Zacchaeus Brocks

Personal information
- Born: 7 April 2008 (age 18)

Sport
- Sport: Athletics
- Event: Hurdles

Medal record
Men's athletics
Representing United States
World U20 Championships
| Bronze medal – third place | 2026 Eugene | 110m hurdles |

= Zacchaeus Brocks =

American hurdler (born 2008)

Zacchaeus Brocks (born 7 April 2008) is an American hurdler. In 2026, he became the first American high school athlete to run under-13 seconds for the 110 metres hurdles.

==Biography==
From Michigan, he attended Detroit Catholic Central High School.

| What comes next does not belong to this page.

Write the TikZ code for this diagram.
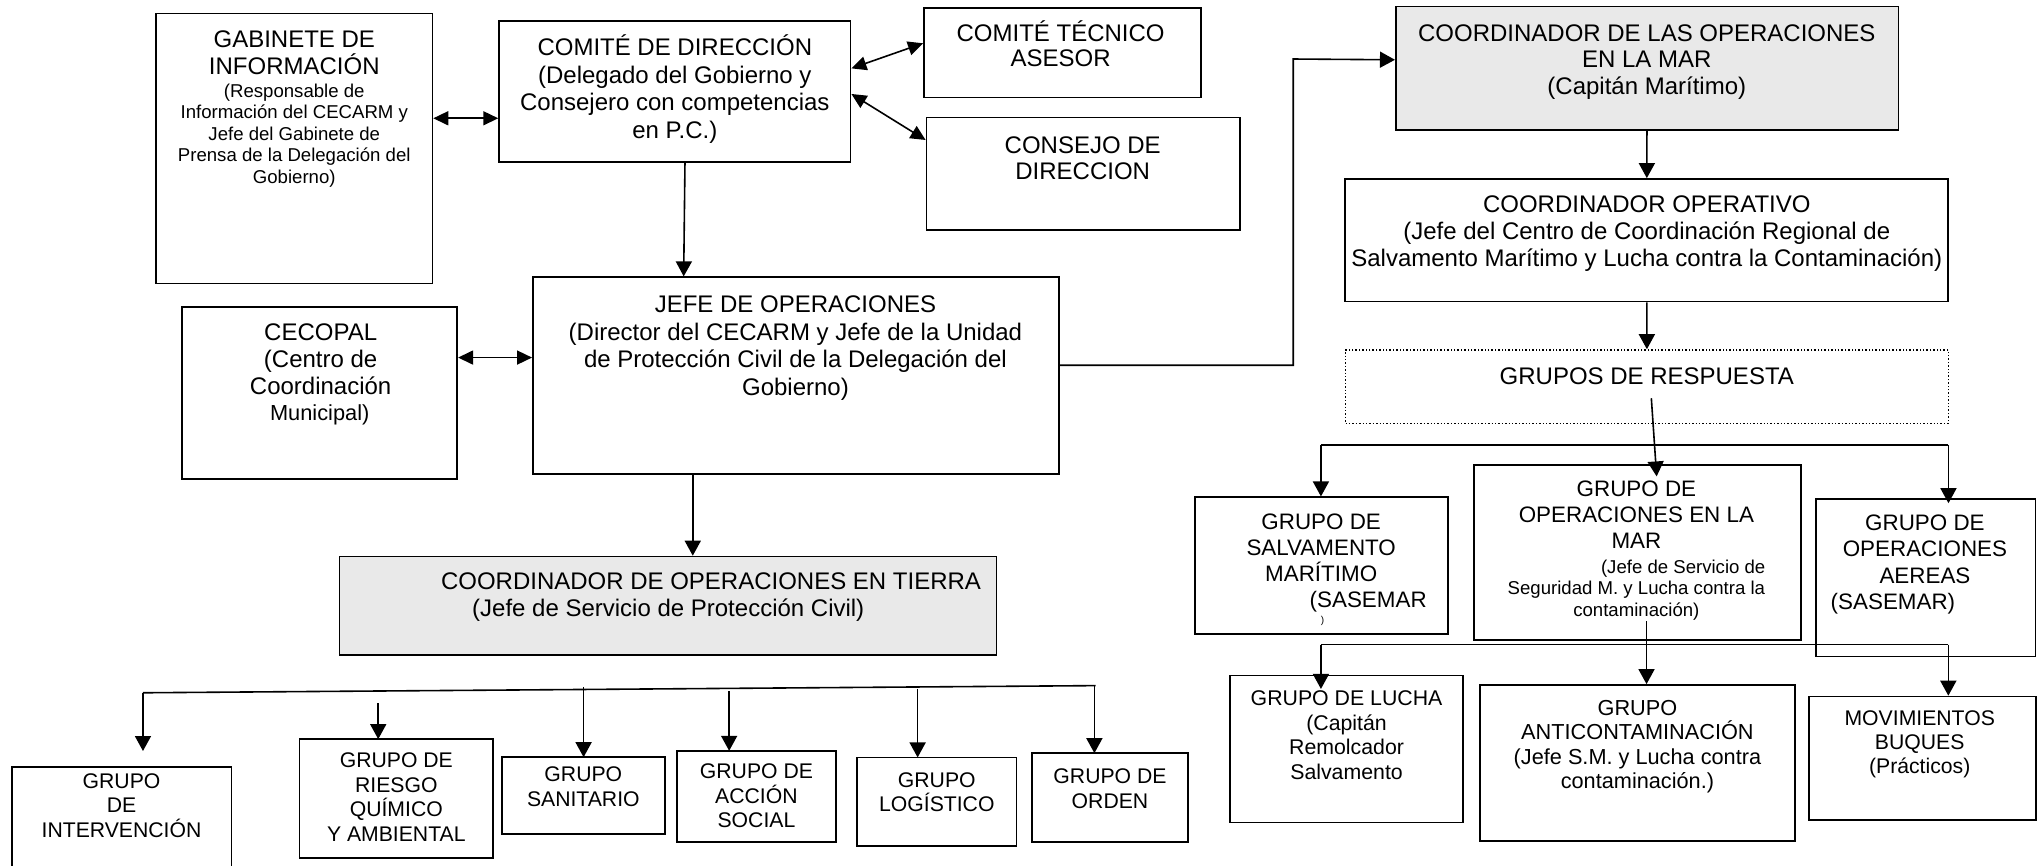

After overcoming a stress fracture of his foot which ended his junior high school season early, in January 2026 Brocks competed in the 60 metres hurdles to tie for the fourth-fastest time by a high schooler, becoming the new Michigan state record holder with 7.57 seconds before later that year, lowering his best to 7.44 seconds. That year, he committed to attend Ohio State University to study engineering.

Competing in June 2026, he broke the American high school record for the 110 metres hurdles in the preliminary round for the USATF U20 Championships, surpassing the record held by Wayne Davis, running 13.00 seconds. Brocks later became the first American high schooler to run under 13 seconds for the event, running 12.98 seconds in the final to win ahead of Le'Ezra Brown. He was named the 2026 Gatorade National Boys Track and Field Player of the Year. Competing at the 2026 World Athletics U20 Championships in Eugene, he qualified for the final of the 110 m hurdles having won his heat in 13.11 seconds and running 13.00 in his semi-final. In the final he equalled his personal best of 12.98 seconds, winning the bronze medal behind Brown and Jeremy Koga of Japan.